Brianna Lea Pruett: The Best of What’s Next

Music Features Brianna Lea Pruett

Hometown: Gold Country, Calif.
Albums: Gypsy Bells
For Fans Of: Gillian Welch, Emmylou Harris, John Steinbeck

Quite frankly, Brianna Lea Pruett has lived more than most of us. Not in duration of time. No, she’s a spritely 30 years old. Pruett has long dropped out of high school, moved to the Big City and back, celebrated marriage (and its dissolution), endured fame-by-association and established herself as an all-around, multidisciplinary, self-sustaining artist. She has an IMDB page, poetry in the process of submission for journals, paintings for sale and a debut album that just dropped on Canyon Records. But lest one infer that Gypsy Bells is Pruett’s first record, quell those assumptions. It’s just her first with a record contract.

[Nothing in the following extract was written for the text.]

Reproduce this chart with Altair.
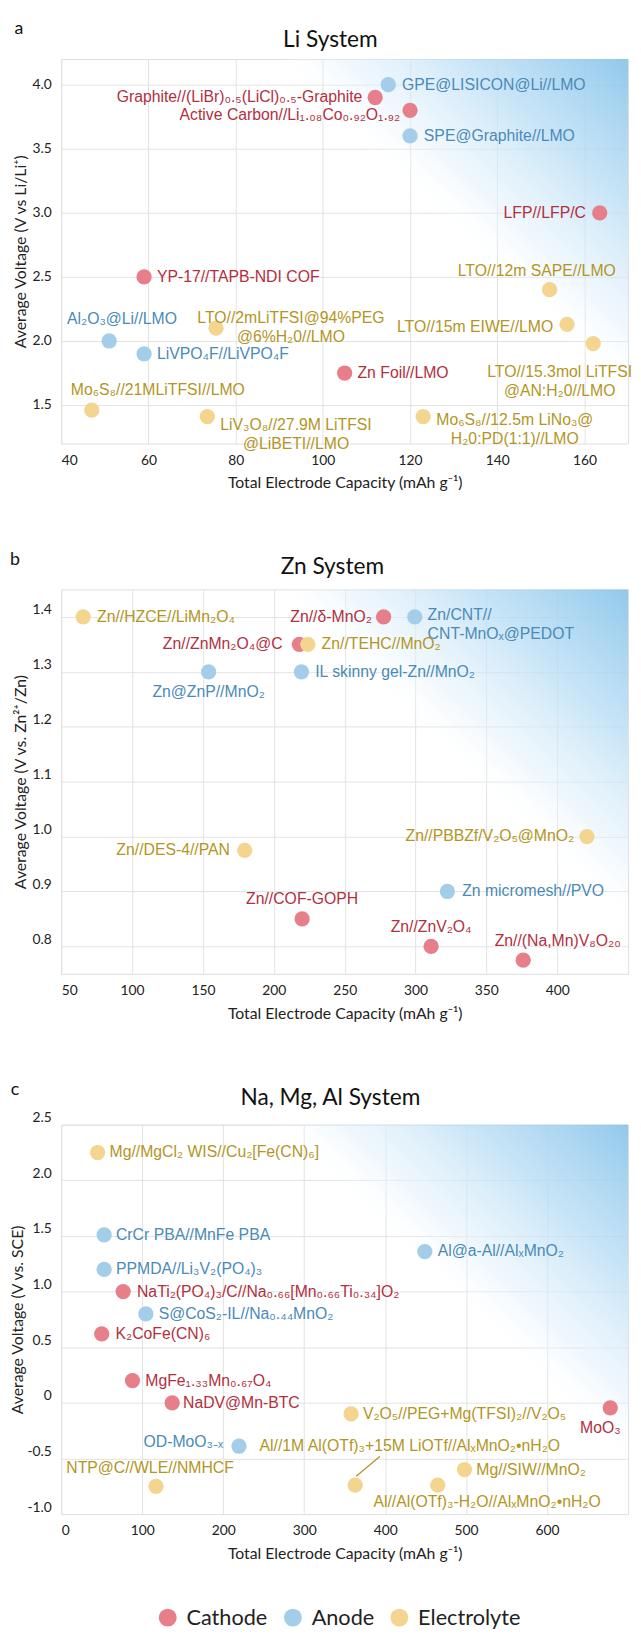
import altair as alt
import pandas as pd

CATS = ["Cathode", "Anode", "Electrolyte"]
POINT_COLORS = ["#e77f8a", "#a3cde9", "#f4d590"]
TEXT_COLORS = ["#b22f3e", "#4a8ab8", "#b39524"]
CAT_NAME = {"C": "Cathode", "A": "Anode", "E": "Electrolyte"}

# ---------------- Panel a : Li system ----------------
li_labels = [
    "GPE@LISICON@Li//LMO",
    "Graphite//(LiBr)₀.₅(LiCl)₀.₅-Graphite",
    "Active Carbon//Li₁.₀₈Co₀.₉₂O₁.₉₂",
    "SPE@Graphite//LMO",
    "LFP//LFP/C",
    "YP-17//TAPB-NDI COF",
    "LTO//12m SAPE//LMO",
    "LTO//2mLiTFSI@94%PEG\n@6%H₂0//LMO",
    "Al₂O₃@Li//LMO",
    "LTO//15m EIWE//LMO",
    "LTO//15.3mol LiTFSI\n@AN:H₂0//LMO",
    "LiVPO₄F//LiVPO₄F",
    "Zn Foil//LMO",
    "Mo₆S₈//21MLiTFSI//LMO",
    "LiV₃O₈//27.9M LiTFSI\n@LiBETI//LMO",
    "Mo₆S₈//12.5m LiNo₃@\nH₂0:PD(1:1)//LMO",
]
li_x = [115, 112, 120, 120, 163.5, 59, 152, 75.5, 51, 156, 162, 59, 105, 47, 73.5, 123]
li_y = [4.0, 3.9, 3.8, 3.6, 3.0, 2.5, 2.4, 2.1, 2.0, 2.13, 1.98, 1.9, 1.75, 1.46, 1.41, 1.41]
li_cat = ["A", "C", "C", "A", "C", "C", "E", "E", "A", "E", "E", "A", "C", "E", "E", "E"]
li_layout = [
    ("left", 14, 0), ("right", -13, 0), ("right", -10, 5), ("left", 14, 0),
    ("right", -14, 0), ("left", 13, 0), ("center", -13, -19), ("center", 76, -10),
    ("center", 13, -22), ("right", -14, 3), ("center", -34, 29), ("left", 13, 0),
    ("left", 13, 0), ("center", 67, -20), ("center", 90, 9), ("center", 93, 4),
]

# ---------------- Panel b : Zn system ----------------
zn_labels = [
    "Zn//HZCE//LiMn₂O₄",
    "Zn//δ-MnO₂",
    "Zn/CNT//\nCNT-MnOₓ@PEDOT",
    "Zn//ZnMn₂O₄@C",
    "Zn//TEHC//MnO₂",
    "Zn@ZnP//MnO₂",
    "IL skinny gel-Zn//MnO₂",
    "Zn//DES-4//PAN",
    "Zn//PBBZf/V₂O₅@MnO₂",
    "Zn micromesh//PVO",
    "Zn//COF-GOPH",
    "Zn//ZnV₂O₄",
    "Zn//(Na,Mn)V₈O₂₀",
]
zn_x = [65.5, 277.5, 299.5, 218, 224, 154, 219.5, 179.5, 421, 322.5, 220, 311, 376]
zn_y = [1.40, 1.40, 1.40, 1.35, 1.35, 1.30, 1.30, 0.975, 1.00, 0.90, 0.85, 0.80, 0.775]
zn_cat = ["E", "C", "A", "C", "E", "A", "A", "E", "E", "A", "C", "C", "C"]
zn_layout = [
    ("left", 14, 0), ("right", -12, 0), ("left", 13, -2), ("right", -17, 0),
    ("left", 14, 0), ("center", 0, 21), ("left", 14, 0), ("right", -15, 0),
    ("right", -13, 0), ("left", 15, 0), ("center", 0, -20), ("center", 0, -20),
    ("center", 35, -19),
]

# ---------------- Panel c : Na, Mg, Al system ----------------
na_labels = [
    "Mg//MgCl₂ WIS//Cu₂[Fe(CN)₆]",
    "CrCr PBA//MnFe PBA",
    "Al@a-Al//AlₓMnO₂",
    "PPMDA//Li₃V₂(PO₄)₃",
    "NaTi₂(PO₄)₃/C//Na₀.₆₆[Mn₀.₆₆Ti₀.₃₄]O₂",
    "S@CoS₂-IL//Na₀.₄₄MnO₂",
    "K₂CoFe(CN)₆",
    "MgFe₁.₃₃Mn₀.₆₇O₄",
    "NaDV@Mn-BTC",
    "V₂O₅//PEG+Mg(TFSI)₂//V₂O₅",
    "MoO₃",
    "OD-MoO₃₋ₓ",
    "Al//1M Al(OTf)₃+15M LiOTf//AlₓMnO₂•nH₂O",
    "Mg//SIW//MnO₂",
    "NTP@C//WLE//NMHCF",
    "Al//Al(OTf)₃-H₂O//AlₓMnO₂•nH₂O",
]
na_x = [45, 53, 449, 53, 76.5, 104.5, 50, 88, 137, 358, 678, 219.5, 363, 498, 117, 465]
na_y = [2.25, 1.51, 1.36, 1.20, 1.00, 0.80, 0.62, 0.20, 0.00, -0.10, -0.045, -0.39,
        -0.74, -0.60, -0.75, -0.74]
na_cat = ["E", "A", "A", "A", "C", "A", "C", "C", "C", "E", "C", "A", "E", "E", "E", "E"]
na_layout = [
    ("left", 12, 0), ("left", 12, 0), ("left", 13, 0), ("left", 12, 0),
    ("left", 14, 0), ("left", 13, 0), ("left", 14, 0), ("left", 13, 0),
    ("left", 11, 0), ("left", 12, 0), ("center", -10, 21), ("right", -16, -4),
    ("left", -97, -40), ("left", 12, 0), ("center", -6, -18), ("center", 50, 17),
]
na_leader_index = 12  # label connected to its point by a short line

FONT = "Lato"
LABEL_FONT = "Liberation Sans"

GRADIENT = alt.LinearGradient(
    gradient="linear",
    stops=[
        alt.GradientStop(offset=0, color="rgba(136,196,234,0.92)"),
        alt.GradientStop(offset=0.45, color="rgba(186,222,245,0.78)"),
        alt.GradientStop(offset=0.8, color="rgba(226,241,251,0.5)"),
        alt.GradientStop(offset=1, color="rgba(255,255,255,0)"),
    ],
    x1=1, y1=0, x2=0.58, y2=0.3,
)


def y_label_expr():
    return ("datum.value == 0 ? '0' : (datum.value < 0 ? '-' + format(-datum.value, '.1f')"
            " : format(datum.value, '.1f'))")


def make_panel(labels, xs, ys, cats, layout, xdom, ydom, xticks, yticks, title, letter,
               ytitle, width, height, ylab_offset, title_pos, letter_pos, ytitle_pad=4,
               show_legend=False, leader=None):
    df = pd.DataFrame({
        "i": list(range(len(labels))),
        "label": labels,
        "x": xs,
        "y": ys,
        "cat": [CAT_NAME[c] for c in cats],
    })
    xscale = alt.Scale(domain=xdom, nice=False, zero=False)
    yscale = alt.Scale(domain=ydom, nice=False, zero=False)
    xaxis = alt.Axis(values=xticks, title="Total Electrode Capacity (mAh g⁻¹)", grid=True,
                     domain=False, ticks=False, labelPadding=10, labelFont=FONT,
                     labelFontSize=14, labelColor="#222", titleFont=FONT, titleFontSize=16,
                     titleFontWeight="normal", titleColor="#222", titlePadding=8,
                     gridColor="#e3e3e3")
    yaxis = alt.Axis(values=yticks, title=ytitle, grid=True, domain=False, ticks=False,
                     labelPadding=10, labelFont=FONT, labelFontSize=14, labelColor="#222",
                     labelExpr=y_label_expr(), labelOffset=ylab_offset,
                     titleFont=FONT, titleFontSize=16, titleFontWeight="normal",
                     titleColor="#222", titlePadding=ytitle_pad, gridColor="#e3e3e3")
    if show_legend:
        legend = alt.Legend(orient="none", legendX=97, legendY=1570, direction="horizontal",
                            title=None, symbolType="circle", symbolSize=330,
                            symbolStrokeWidth=0, symbolOpacity=1, labelFont=FONT,
                            labelFontSize=22, labelColor="#222", labelOffset=8,
                            columnPadding=14, padding=0)
    else:
        legend = None

    one = pd.DataFrame({"k": [0]})
    bg = alt.Chart(one).mark_rect(color=GRADIENT).encode(
        x=alt.value(0), x2=alt.value(width), y=alt.value(0), y2=alt.value(height))

    pts = alt.Chart(df).mark_circle(size=240, opacity=1).encode(
        x=alt.X("x:Q", scale=xscale, axis=xaxis),
        y=alt.Y("y:Q", scale=yscale, axis=yaxis),
        fill=alt.Fill("cat:N", scale=alt.Scale(domain=CATS, range=POINT_COLORS),
                      legend=legend),
    )
    layers = [bg, pts]

    if leader is not None:
        lead = alt.Chart(df).transform_filter(alt.datum.i == leader).mark_rule(
            color=TEXT_COLORS[2], strokeWidth=1.3, xOffset=1, yOffset=-9,
            x2Offset=25, y2Offset=-29,
        ).encode(x="x:Q", x2="x", y="y:Q", y2="y")
        layers.append(lead)

    for k, (al, dx, dy) in enumerate(layout):
        t = alt.Chart(df).transform_filter(alt.datum.i == k).mark_text(
            align=al, baseline="middle", dx=dx, dy=dy, font=LABEL_FONT, fontSize=16,
            lineBreak="\n", lineHeight=19,
        ).encode(
            x="x:Q", y="y:Q", text="label:N",
            color=alt.Color("cat:N", scale=alt.Scale(domain=CATS, range=TEXT_COLORS),
                            legend=None),
        )
        layers.append(t)

    heads = pd.DataFrame({"t": [title]})
    ttl = alt.Chart(heads).mark_text(
        align="center", baseline="middle", font=FONT, fontSize=23, color="#111"
    ).encode(x=alt.value(title_pos[0]), y=alt.value(title_pos[1]), text="t:N")
    layers.append(ttl)

    let = alt.Chart(pd.DataFrame({"t": [letter]})).mark_text(
        align="center", baseline="middle", font=FONT, fontSize=18, color="#111"
    ).encode(x=alt.value(letter_pos[0]), y=alt.value(letter_pos[1]), text="t:N")
    layers.append(let)

    return alt.layer(*layers).properties(width=width, height=height)


pa = make_panel(li_labels, li_x, li_y, li_cat, li_layout, [40, 170], [1.2, 4.2],
                [40, 60, 80, 100, 120, 140, 160], [1.5, 2.0, 2.5, 3.0, 3.5, 4.0],
                "Li System", "a", "Average Voltage (V vs Li/Li⁺)", 575, 390, 0,
                (273, -19), (-43, -30), show_legend=True)
pb = make_panel(zn_labels, zn_x, zn_y, zn_cat, zn_layout, [50, 450], [0.75, 1.45],
                [50, 100, 150, 200, 250, 300, 350, 400], [0.8, 0.9, 1.0, 1.1, 1.2, 1.3, 1.4],
                "Zn System", "b", "Average Voltage (V vs. Zn²⁺/Zn)", 575, 390, -7,
                (275, -23), (-47, -30))
pc = make_panel(na_labels, na_x, na_y, na_cat, na_layout, [0, 700], [-1.0, 2.5],
                [0, 100, 200, 300, 400, 500, 600],
                [-1.0, -0.5, 0, 0.5, 1.0, 1.5, 2.0, 2.5],
                "Na, Mg, Al System", "c", "Average Voltage (V vs. SCE)", 575, 395, -7,
                (273, -27), (-47, -35), ytitle_pad=2, leader=na_leader_index)

chart = alt.vconcat(pa, pb, pc, spacing=59).properties(
    padding={"left": 0, "top": 0, "right": 0, "bottom": 4}
).configure_view(stroke=None).configure(background="white")

chart.save("out.html", embed_options={"renderer": "svg", "actions": False})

The budding narrative surrounding Pruett begins with her roots. Her Native American Cherokee, Choctaw and Chickasaw heritage proves compelling fodder for creating a media persona that’s built upon her musical and lyrical tendencies. But in conversation, the self-described blond-haired, blue-eyed Pruett speaks less of these easily ascertainable facts and more about her fascination with the larger life questions: “How did I get here? “What are those people’s stories that put me here?”

Tracing her history for context, she begins, “My father was born in San Joaquin County and my dad’s family is mixed Native and European settlers immigrants and they moved from Oklahoma and Arkansas post-relocation out to California in the early 1900s when it was popular to have a farm and a ranch and also pursue another profession. My mom’s family is mixed European, like Mormon immigrants, and my parents met because both sides of my family had done that, come out to California seeking the farm life that was out here.”

She continues, “If you were really living a good life here in California in the early part of [the century], you were owning land, raising a family and having a profession. Both sides of my family did that. I’m really influenced by that and influenced by my family’s interaction with different histories and historical figures.”

Pruett, while cautious, is a force of unflappable self-assuredness. She takes pride in her heritage and her multi-sensory creative outpouring and how they intertwine. “I don’t label myself as Native American,” she says. “My official ethnicity is that, but I can actually choose. And that’s because of how I look.

“I don’t bead and feather myself….I don’t fringe myself. I don’t face-paint myself. I’m an urban girl. My family is from farming family, but I really grew up urban, so I try to be accurate about where I’m from. I think that’s something that is positive.”

And although Gypsy Bells was just released on Canyon Records, a traditionally Native American label, Pruett’s sound aligns much more with that of an indie singer-songwriter. Her suave alto wavers over acoustics guitars that are sometimes punctuated by twangy electric fills like in “Seeds of Love,” arpeggiated piano intros in “Under Your Wing” and flute solos in “Red Jacket.” And in terms of storytelling, Gypsy Bells rings with historical fiction rooted in Westward Expansion and the Gold Rush, as exemplified in the Grapes of Wrath-feeling “New Life.”

““I’m just so surprised, delighted and excited by my relationship with Canyon,” she says. Gypsy Bells is the first vinyl record they’ve released in 30 years and Pruett is their first indie artist. “I choose to represent myself as a human and an artist first and attend to my art first,” she says. “But Canyon is a Native American label and they are really innovative by putting something out with me, being a business partner with me, who is so evasive of labels.”

Next month sees Pruett’s album release party with The Shants at San Francisco’s Amnesia. In the New Year, she’ll begin a six-week U.S. tour in support of Gypsy Bells. But with so many projects in motion, Pruett has numerous ideas of what she wants to focus on next. It could be another album, for which she already has a number of demos and a songbook of more than 300 tracks from which to draw. Or, it could be shooting one of her three feature-length movie scripts that she has written. She might work on submitting her collection of short films to film festivals, continue sending poems to publications, or manage some combination thereof.

“I’m doing a lot of things,” she admits, standing her ground. “I don’t feel overwhelmed by it, but sometimes other people go, ‘Oh my god, how can you be doing so many things?’ Or sometimes they’ll be like, ‘Oh, you’re doing too many things.’

“But I’m like, ‘Is anything really suffering? No, it’s really not. Well then I’m fine.”

For now, Pruett is riding out Gypsy Bells’ adventures wherever they may take her. “I’ve been able to do all my things that I love pretty easily,” she maintains. “I got behind myself and pushed.”